== WRITTEN TASK ==
With the images removed, repeat the data below exactly.
________________________________________
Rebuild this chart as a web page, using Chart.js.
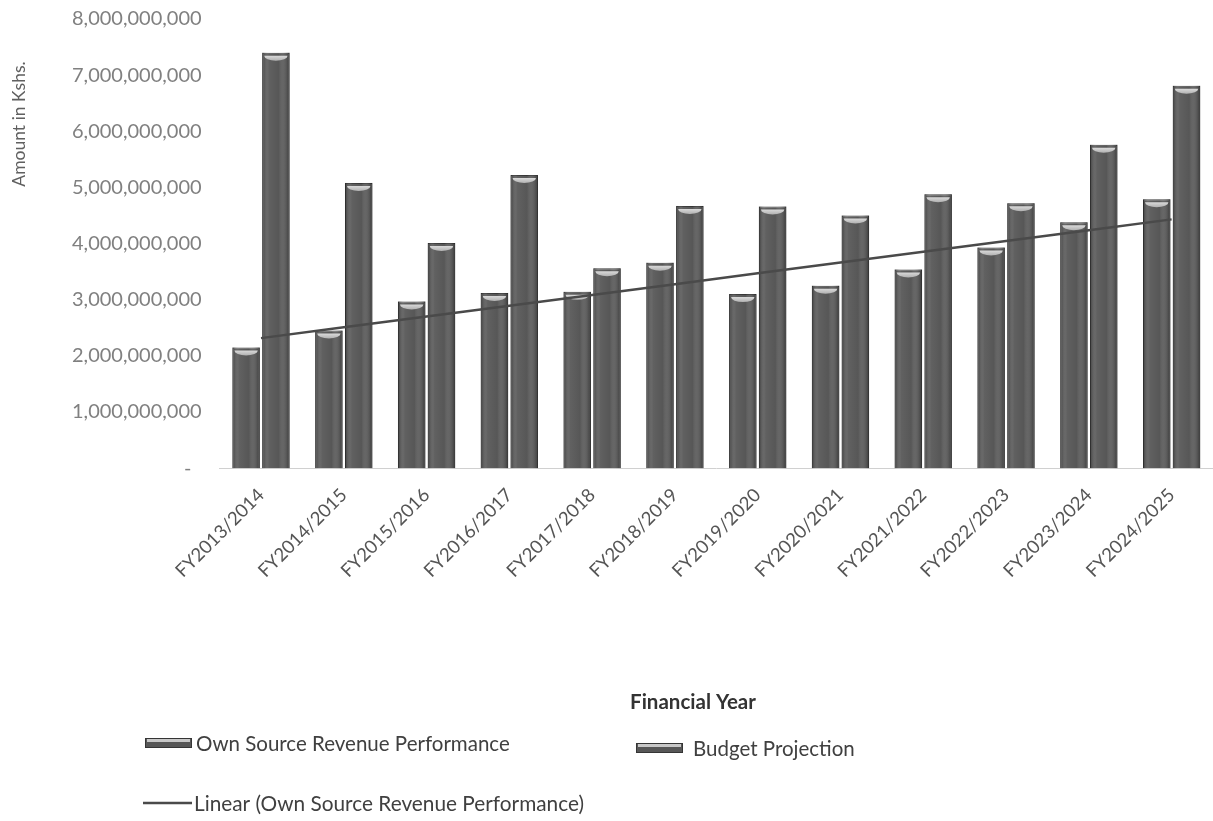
<!DOCTYPE html>
<html>
<head>
<meta charset="utf-8">
<script src="https://cdn.jsdelivr.net/npm/chart.js@4.4.1/dist/chart.umd.min.js"></script>
<style>
  html, body { margin: 0; padding: 0; background: #fff; }
  #wrap { width: 1213px; height: 821px; }
</style>
</head>
<body>
<div id="wrap"><canvas id="revChart" width="1213" height="821"></canvas></div>
<script>
// values (Kshs.)
var years = ['FY2013/2014', 'FY2014/2015', 'FY2015/2016', 'FY2016/2017', 'FY2017/2018', 'FY2018/2019',
  'FY2019/2020', 'FY2020/2021', 'FY2021/2022', 'FY2022/2023', 'FY2023/2024', 'FY2024/2025'];
var ownSource = [2.15e9, 2.45e9, 2.97e9, 3.12e9, 3.14e9, 3.66e9, 3.10e9, 3.25e9, 3.54e9, 3.93e9, 4.38e9, 4.79e9];
var budget = [7.40e9, 5.08e9, 4.01e9, 5.22e9, 3.56e9, 4.67e9, 4.66e9, 4.50e9, 4.88e9, 4.72e9, 5.76e9, 6.81e9];
var yMax = 8e9;
var yStep = 1e9;

var seriesNames = ['Own Source Revenue Performance', 'Budget Projection', 'Linear (Own Source Revenue Performance)'];

// Excel style linear trendline (least squares over the category index)
function linearTrend(vals) {
  var n = vals.length, sx = 0, sy = 0, sxy = 0, sxx = 0;
  for (var i = 0; i < n; i++) {
    sx += i; sy += vals[i]; sxy += i * vals[i]; sxx += i * i;
  }
  var slope = (n * sxy - sx * sy) / (n * sxx - sx * sx);
  var icpt = (sy - slope * sx) / n;
  return vals.map(function (v, i) { return icpt + slope * i; });
}

var FONT = 'Lato, "Liberation Sans", sans-serif';
var barFill = '#575757';
var barEdge = '#353535';

// shading + light cap on top of each bar, drawn right after each bar dataset
var cylinderLook = {
  id: 'cylinderLook',
  afterDatasetDraw: function (chart, args) {
    var meta = args.meta;
    if (meta.type !== 'bar') return;
    var ctx = chart.ctx;
    ctx.save();
    meta.data.forEach(function (bar) {
      var w = bar.width, left = bar.x - w / 2, top = bar.y, h = bar.base - bar.y;
      var g = ctx.createLinearGradient(left, 0, left + w, 0);
      g.addColorStop(0, 'rgba(20,20,20,0.45)');
      g.addColorStop(0.25, 'rgba(255,255,255,0.06)');
      g.addColorStop(0.6, 'rgba(255,255,255,0.0)');
      g.addColorStop(1, 'rgba(20,20,20,0.5)');
      ctx.fillStyle = g;
      ctx.fillRect(left, top, w, h);
      // cap
      var cg = ctx.createLinearGradient(0, top, 0, top + 9);
      cg.addColorStop(0, '#f2f2f2');
      cg.addColorStop(1, '#a9a9a9');
      ctx.fillStyle = cg;
      ctx.beginPath();
      ctx.ellipse(bar.x, top + 3, w / 2 - 2, 5, 0, 0, Math.PI);
      ctx.fill();
    });
    ctx.restore();
  }
};

// axis titles and legend laid out like the scanned page
var pageText = {
  id: 'pageText',
  afterDraw: function (chart) {
    var ctx = chart.ctx;
    ctx.save();
    // y title
    ctx.translate(19, 124);
    ctx.rotate(-Math.PI / 2);
    ctx.font = '17.5px ' + FONT;
    ctx.fillStyle = '#606060';
    ctx.textAlign = 'center';
    ctx.textBaseline = 'middle';
    ctx.fillText('Amount in Kshs.', 0, 0);
    ctx.restore();

    ctx.save();
    ctx.font = 'bold 20.5px ' + FONT;
    ctx.fillStyle = '#333';
    ctx.textAlign = 'center';
    ctx.textBaseline = 'middle';
    ctx.fillText('Financial Year', 693, 702);

    function barIcon(x, y) {
      ctx.fillStyle = barFill;
      ctx.fillRect(x, y - 5, 47, 10);
      ctx.strokeStyle = barEdge;
      ctx.lineWidth = 1;
      ctx.strokeRect(x + 0.5, y - 4.5, 46, 9);
      ctx.fillStyle = '#c8c8c8';
      ctx.fillRect(x + 2, y - 4, 43, 3);
    }
    ctx.font = '20.5px ' + FONT;
    ctx.textAlign = 'left';
    barIcon(145, 743);
    ctx.fillStyle = '#404040';
    ctx.fillText(seriesNames[0], 196, 744);
    barIcon(636, 748);
    ctx.fillStyle = '#404040';
    ctx.fillText(seriesNames[1], 693, 749);
    ctx.strokeStyle = '#4a4a4a';
    ctx.lineWidth = 2.5;
    ctx.beginPath();
    ctx.moveTo(143, 803);
    ctx.lineTo(192, 803);
    ctx.stroke();
    ctx.font = '20.8px ' + FONT;
    ctx.fillText(seriesNames[2], 194, 804);
    ctx.restore();
  }
};

var ctx = document.getElementById('revChart').getContext('2d');
var revChart = new Chart(ctx, {
  type: 'bar',
  data: {
    labels: years,
    datasets: [{
      type: 'line',
      label: seriesNames[2],
      data: linearTrend(ownSource),
      borderColor: '#4a4a4a',
      borderWidth: 2.5,
      pointRadius: 0,
      fill: false,
      order: 0
    }, {
      label: seriesNames[0],
      data: ownSource,
      backgroundColor: barFill,
      borderColor: barEdge,
      borderWidth: 1,
      categoryPercentage: 0.72,
      barPercentage: 0.92,
      order: 1
    }, {
      label: seriesNames[1],
      data: budget,
      backgroundColor: barFill,
      borderColor: barEdge,
      borderWidth: 1,
      categoryPercentage: 0.72,
      barPercentage: 0.92,
      order: 1
    }]
  },
  options: {
    responsive: false,
    animation: false,
    layout: {
      padding: { top: 19, left: 54, right: 0, bottom: 223 }
    },
    plugins: {
      legend: { display: false },
      title: { display: false },
      tooltip: { enabled: false }
    },
    scales: {
      x: {
        grid: { display: false, drawTicks: false },
        border: { display: true, color: '#d0d0d0', width: 1 },
        ticks: {
          color: '#555555',
          font: { family: FONT, size: 18.5 },
          minRotation: 45,
          maxRotation: 45,
          padding: 16
        }
      },
      y: {
        min: 0,
        max: yMax,
        grid: { display: false, drawTicks: false },
        border: { display: false },
        // tick padding otherwise pushes the plot top down
        afterFit: function (scale) {
          scale.paddingTop = 12;
          scale.paddingBottom = 12;
        },
        ticks: {
          stepSize: yStep,
          color: '#808080',
          padding: 18,
          font: { family: FONT, size: 20 },
          callback: function (v) {
            return v === 0 ? '-  ' : v.toLocaleString('en-US');
          }
        }
      }
    }
  },
  plugins: [cylinderLook, pageText]
});
</script>
</body>
</html>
________________________________________
== EXPECTED OUTPUT ==
Rebuild this chart as a web page, using Chart.js.
<!DOCTYPE html>
<html>
<head>
<meta charset="utf-8">
<script src="https://cdn.jsdelivr.net/npm/chart.js@4.4.1/dist/chart.umd.min.js"></script>
<style>
  html, body { margin: 0; padding: 0; background: #fff; }
  #wrap { width: 1213px; height: 821px; }
</style>
</head>
<body>
<div id="wrap"><canvas id="revChart" width="1213" height="821"></canvas></div>
<script>
// values (Kshs.)
var years = ['FY2013/2014', 'FY2014/2015', 'FY2015/2016', 'FY2016/2017', 'FY2017/2018', 'FY2018/2019',
  'FY2019/2020', 'FY2020/2021', 'FY2021/2022', 'FY2022/2023', 'FY2023/2024', 'FY2024/2025'];
var ownSource = [2.15e9, 2.45e9, 2.97e9, 3.12e9, 3.14e9, 3.66e9, 3.10e9, 3.25e9, 3.54e9, 3.93e9, 4.38e9, 4.79e9];
var budget = [7.40e9, 5.08e9, 4.01e9, 5.22e9, 3.56e9, 4.67e9, 4.66e9, 4.50e9, 4.88e9, 4.72e9, 5.76e9, 6.81e9];
var yMax = 8e9;
var yStep = 1e9;

var seriesNames = ['Own Source Revenue Performance', 'Budget Projection', 'Linear (Own Source Revenue Performance)'];

// Excel style linear trendline (least squares over the category index)
function linearTrend(vals) {
  var n = vals.length, sx = 0, sy = 0, sxy = 0, sxx = 0;
  for (var i = 0; i < n; i++) {
    sx += i; sy += vals[i]; sxy += i * vals[i]; sxx += i * i;
  }
  var slope = (n * sxy - sx * sy) / (n * sxx - sx * sx);
  var icpt = (sy - slope * sx) / n;
  return vals.map(function (v, i) { return icpt + slope * i; });
}

var FONT = 'Lato, "Liberation Sans", sans-serif';
var barFill = '#575757';
var barEdge = '#353535';

// shading + light cap on top of each bar, drawn right after each bar dataset
var cylinderLook = {
  id: 'cylinderLook',
  afterDatasetDraw: function (chart, args) {
    var meta = args.meta;
    if (meta.type !== 'bar') return;
    var ctx = chart.ctx;
    ctx.save();
    meta.data.forEach(function (bar) {
      var w = bar.width, left = bar.x - w / 2, top = bar.y, h = bar.base - bar.y;
      var g = ctx.createLinearGradient(left, 0, left + w, 0);
      g.addColorStop(0, 'rgba(20,20,20,0.45)');
      g.addColorStop(0.25, 'rgba(255,255,255,0.06)');
      g.addColorStop(0.6, 'rgba(255,255,255,0.0)');
      g.addColorStop(1, 'rgba(20,20,20,0.5)');
      ctx.fillStyle = g;
      ctx.fillRect(left, top, w, h);
      // cap
      var cg = ctx.createLinearGradient(0, top, 0, top + 9);
      cg.addColorStop(0, '#f2f2f2');
      cg.addColorStop(1, '#a9a9a9');
      ctx.fillStyle = cg;
      ctx.beginPath();
      ctx.ellipse(bar.x, top + 3, w / 2 - 2, 5, 0, 0, Math.PI);
      ctx.fill();
    });
    ctx.restore();
  }
};

// axis titles and legend laid out like the scanned page
var pageText = {
  id: 'pageText',
  afterDraw: function (chart) {
    var ctx = chart.ctx;
    ctx.save();
    // y title
    ctx.translate(19, 124);
    ctx.rotate(-Math.PI / 2);
    ctx.font = '17.5px ' + FONT;
    ctx.fillStyle = '#606060';
    ctx.textAlign = 'center';
    ctx.textBaseline = 'middle';
    ctx.fillText('Amount in Kshs.', 0, 0);
    ctx.restore();

    ctx.save();
    ctx.font = 'bold 20.5px ' + FONT;
    ctx.fillStyle = '#333';
    ctx.textAlign = 'center';
    ctx.textBaseline = 'middle';
    ctx.fillText('Financial Year', 693, 702);

    function barIcon(x, y) {
      ctx.fillStyle = barFill;
      ctx.fillRect(x, y - 5, 47, 10);
      ctx.strokeStyle = barEdge;
      ctx.lineWidth = 1;
      ctx.strokeRect(x + 0.5, y - 4.5, 46, 9);
      ctx.fillStyle = '#c8c8c8';
      ctx.fillRect(x + 2, y - 4, 43, 3);
    }
    ctx.font = '20.5px ' + FONT;
    ctx.textAlign = 'left';
    barIcon(145, 743);
    ctx.fillStyle = '#404040';
    ctx.fillText(seriesNames[0], 196, 744);
    barIcon(636, 748);
    ctx.fillStyle = '#404040';
    ctx.fillText(seriesNames[1], 693, 749);
    ctx.strokeStyle = '#4a4a4a';
    ctx.lineWidth = 2.5;
    ctx.beginPath();
    ctx.moveTo(143, 803);
    ctx.lineTo(192, 803);
    ctx.stroke();
    ctx.font = '20.8px ' + FONT;
    ctx.fillText(seriesNames[2], 194, 804);
    ctx.restore();
  }
};

var ctx = document.getElementById('revChart').getContext('2d');
var revChart = new Chart(ctx, {
  type: 'bar',
  data: {
    labels: years,
    datasets: [{
      type: 'line',
      label: seriesNames[2],
      data: linearTrend(ownSource),
      borderColor: '#4a4a4a',
      borderWidth: 2.5,
      pointRadius: 0,
      fill: false,
      order: 0
    }, {
      label: seriesNames[0],
      data: ownSource,
      backgroundColor: barFill,
      borderColor: barEdge,
      borderWidth: 1,
      categoryPercentage: 0.72,
      barPercentage: 0.92,
      order: 1
    }, {
      label: seriesNames[1],
      data: budget,
      backgroundColor: barFill,
      borderColor: barEdge,
      borderWidth: 1,
      categoryPercentage: 0.72,
      barPercentage: 0.92,
      order: 1
    }]
  },
  options: {
    responsive: false,
    animation: false,
    layout: {
      padding: { top: 19, left: 54, right: 0, bottom: 223 }
    },
    plugins: {
      legend: { display: false },
      title: { display: false },
      tooltip: { enabled: false }
    },
    scales: {
      x: {
        grid: { display: false, drawTicks: false },
        border: { display: true, color: '#d0d0d0', width: 1 },
        ticks: {
          color: '#555555',
          font: { family: FONT, size: 18.5 },
          minRotation: 45,
          maxRotation: 45,
          padding: 16
        }
      },
      y: {
        min: 0,
        max: yMax,
        grid: { display: false, drawTicks: false },
        border: { display: false },
        // tick padding otherwise pushes the plot top down
        afterFit: function (scale) {
          scale.paddingTop = 12;
          scale.paddingBottom = 12;
        },
        ticks: {
          stepSize: yStep,
          color: '#808080',
          padding: 18,
          font: { family: FONT, size: 20 },
          callback: function (v) {
            return v === 0 ? '-  ' : v.toLocaleString('en-US');
          }
        }
      }
    }
  },
  plugins: [cylinderLook, pageText]
});
</script>
</body>
</html>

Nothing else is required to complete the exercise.